> _Objective_: Skipping all pictures, set down the lines of the listing from the first through the one with "addText('lbl', seriesNames[1], x".

> _Given data_:
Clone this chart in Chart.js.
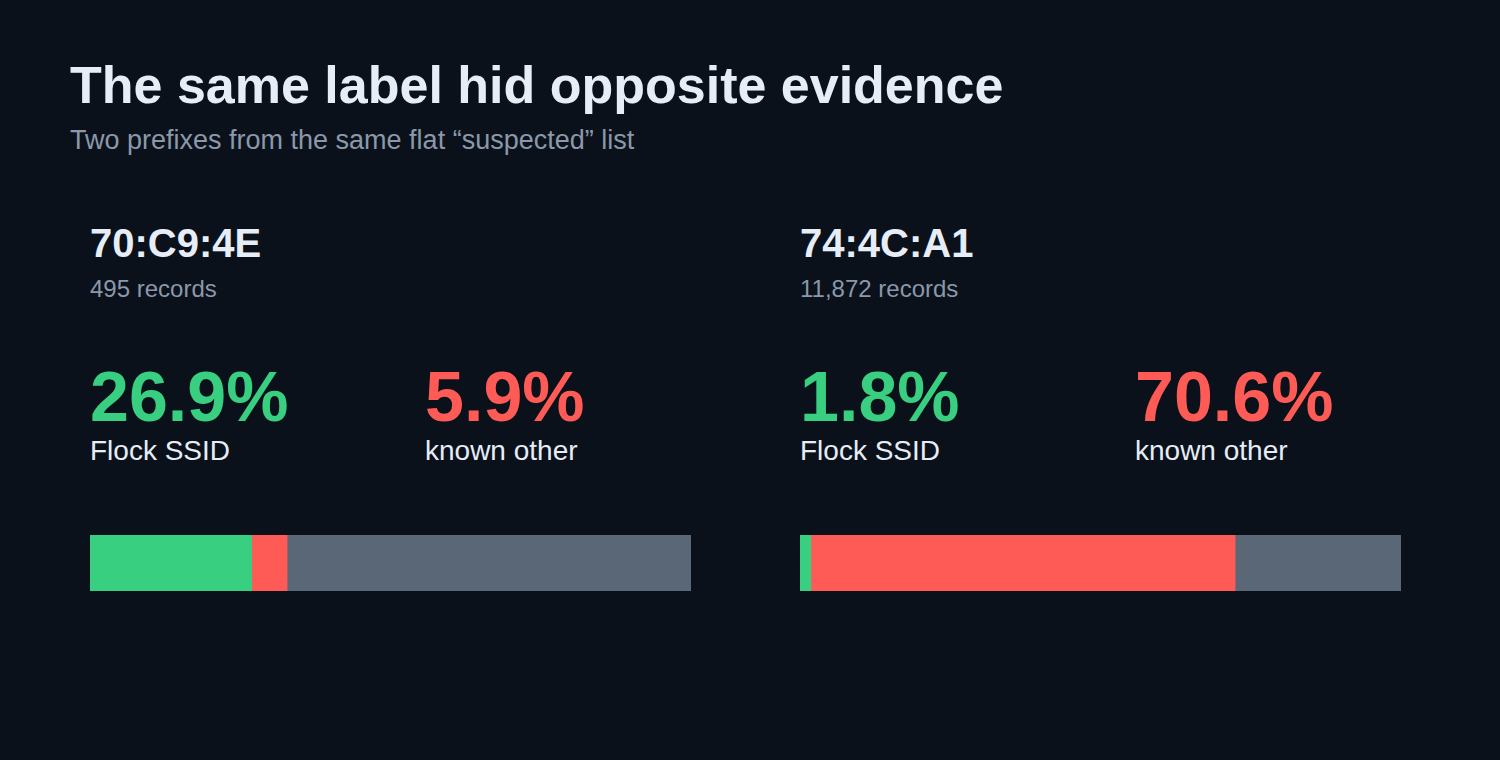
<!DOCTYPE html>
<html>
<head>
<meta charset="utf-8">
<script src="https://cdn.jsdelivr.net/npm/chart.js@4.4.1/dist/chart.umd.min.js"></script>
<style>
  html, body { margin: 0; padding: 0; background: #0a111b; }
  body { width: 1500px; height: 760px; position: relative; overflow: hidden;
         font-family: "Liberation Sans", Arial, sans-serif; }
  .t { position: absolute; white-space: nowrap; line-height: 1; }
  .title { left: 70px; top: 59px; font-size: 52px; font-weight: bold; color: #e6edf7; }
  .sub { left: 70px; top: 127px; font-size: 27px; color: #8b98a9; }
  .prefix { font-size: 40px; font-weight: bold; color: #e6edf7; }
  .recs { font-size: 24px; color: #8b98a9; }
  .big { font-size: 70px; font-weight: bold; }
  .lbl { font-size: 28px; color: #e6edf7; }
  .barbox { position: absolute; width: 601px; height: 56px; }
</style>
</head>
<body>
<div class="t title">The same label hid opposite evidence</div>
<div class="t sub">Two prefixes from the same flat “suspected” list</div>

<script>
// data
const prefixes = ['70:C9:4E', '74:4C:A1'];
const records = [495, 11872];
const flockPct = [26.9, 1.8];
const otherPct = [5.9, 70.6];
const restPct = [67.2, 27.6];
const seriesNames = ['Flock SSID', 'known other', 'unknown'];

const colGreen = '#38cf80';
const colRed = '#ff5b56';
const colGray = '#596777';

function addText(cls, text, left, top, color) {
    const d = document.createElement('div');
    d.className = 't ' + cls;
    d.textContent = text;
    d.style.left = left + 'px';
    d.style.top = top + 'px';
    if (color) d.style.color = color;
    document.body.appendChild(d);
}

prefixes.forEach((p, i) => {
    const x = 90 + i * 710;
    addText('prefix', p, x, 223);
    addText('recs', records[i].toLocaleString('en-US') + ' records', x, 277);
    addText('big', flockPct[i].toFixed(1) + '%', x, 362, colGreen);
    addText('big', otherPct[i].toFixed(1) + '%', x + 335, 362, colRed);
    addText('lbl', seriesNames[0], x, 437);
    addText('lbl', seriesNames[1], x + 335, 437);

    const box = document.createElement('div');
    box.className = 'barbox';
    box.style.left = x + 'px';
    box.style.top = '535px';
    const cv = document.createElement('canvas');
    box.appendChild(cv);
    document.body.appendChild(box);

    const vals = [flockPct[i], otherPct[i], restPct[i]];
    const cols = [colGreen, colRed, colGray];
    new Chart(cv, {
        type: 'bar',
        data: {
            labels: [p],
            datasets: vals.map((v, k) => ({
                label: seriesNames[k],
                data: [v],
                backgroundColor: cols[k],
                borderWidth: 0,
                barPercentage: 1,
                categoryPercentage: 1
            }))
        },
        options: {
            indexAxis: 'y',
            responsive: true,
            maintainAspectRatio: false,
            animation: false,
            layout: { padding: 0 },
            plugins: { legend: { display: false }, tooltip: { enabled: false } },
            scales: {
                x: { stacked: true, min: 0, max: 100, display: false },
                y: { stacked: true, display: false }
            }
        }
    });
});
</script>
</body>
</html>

> _Worked solution_:
Clone this chart in Chart.js.
<!DOCTYPE html>
<html>
<head>
<meta charset="utf-8">
<script src="https://cdn.jsdelivr.net/npm/chart.js@4.4.1/dist/chart.umd.min.js"></script>
<style>
  html, body { margin: 0; padding: 0; background: #0a111b; }
  body { width: 1500px; height: 760px; position: relative; overflow: hidden;
         font-family: "Liberation Sans", Arial, sans-serif; }
  .t { position: absolute; white-space: nowrap; line-height: 1; }
  .title { left: 70px; top: 59px; font-size: 52px; font-weight: bold; color: #e6edf7; }
  .sub { left: 70px; top: 127px; font-size: 27px; color: #8b98a9; }
  .prefix { font-size: 40px; font-weight: bold; color: #e6edf7; }
  .recs { font-size: 24px; color: #8b98a9; }
  .big { font-size: 70px; font-weight: bold; }
  .lbl { font-size: 28px; color: #e6edf7; }
  .barbox { position: absolute; width: 601px; height: 56px; }
</style>
</head>
<body>
<div class="t title">The same label hid opposite evidence</div>
<div class="t sub">Two prefixes from the same flat “suspected” list</div>

<script>
// data
const prefixes = ['70:C9:4E', '74:4C:A1'];
const records = [495, 11872];
const flockPct = [26.9, 1.8];
const otherPct = [5.9, 70.6];
const restPct = [67.2, 27.6];
const seriesNames = ['Flock SSID', 'known other', 'unknown'];

const colGreen = '#38cf80';
const colRed = '#ff5b56';
const colGray = '#596777';

function addText(cls, text, left, top, color) {
    const d = document.createElement('div');
    d.className = 't ' + cls;
    d.textContent = text;
    d.style.left = left + 'px';
    d.style.top = top + 'px';
    if (color) d.style.color = color;
    document.body.appendChild(d);
}

prefixes.forEach((p, i) => {
    const x = 90 + i * 710;
    addText('prefix', p, x, 223);
    addText('recs', records[i].toLocaleString('en-US') + ' records', x, 277);
    addText('big', flockPct[i].toFixed(1) + '%', x, 362, colGreen);
    addText('big', otherPct[i].toFixed(1) + '%', x + 335, 362, colRed);
    addText('lbl', seriesNames[0], x, 437);
    addText('lbl', seriesNames[1], x + 335, 437);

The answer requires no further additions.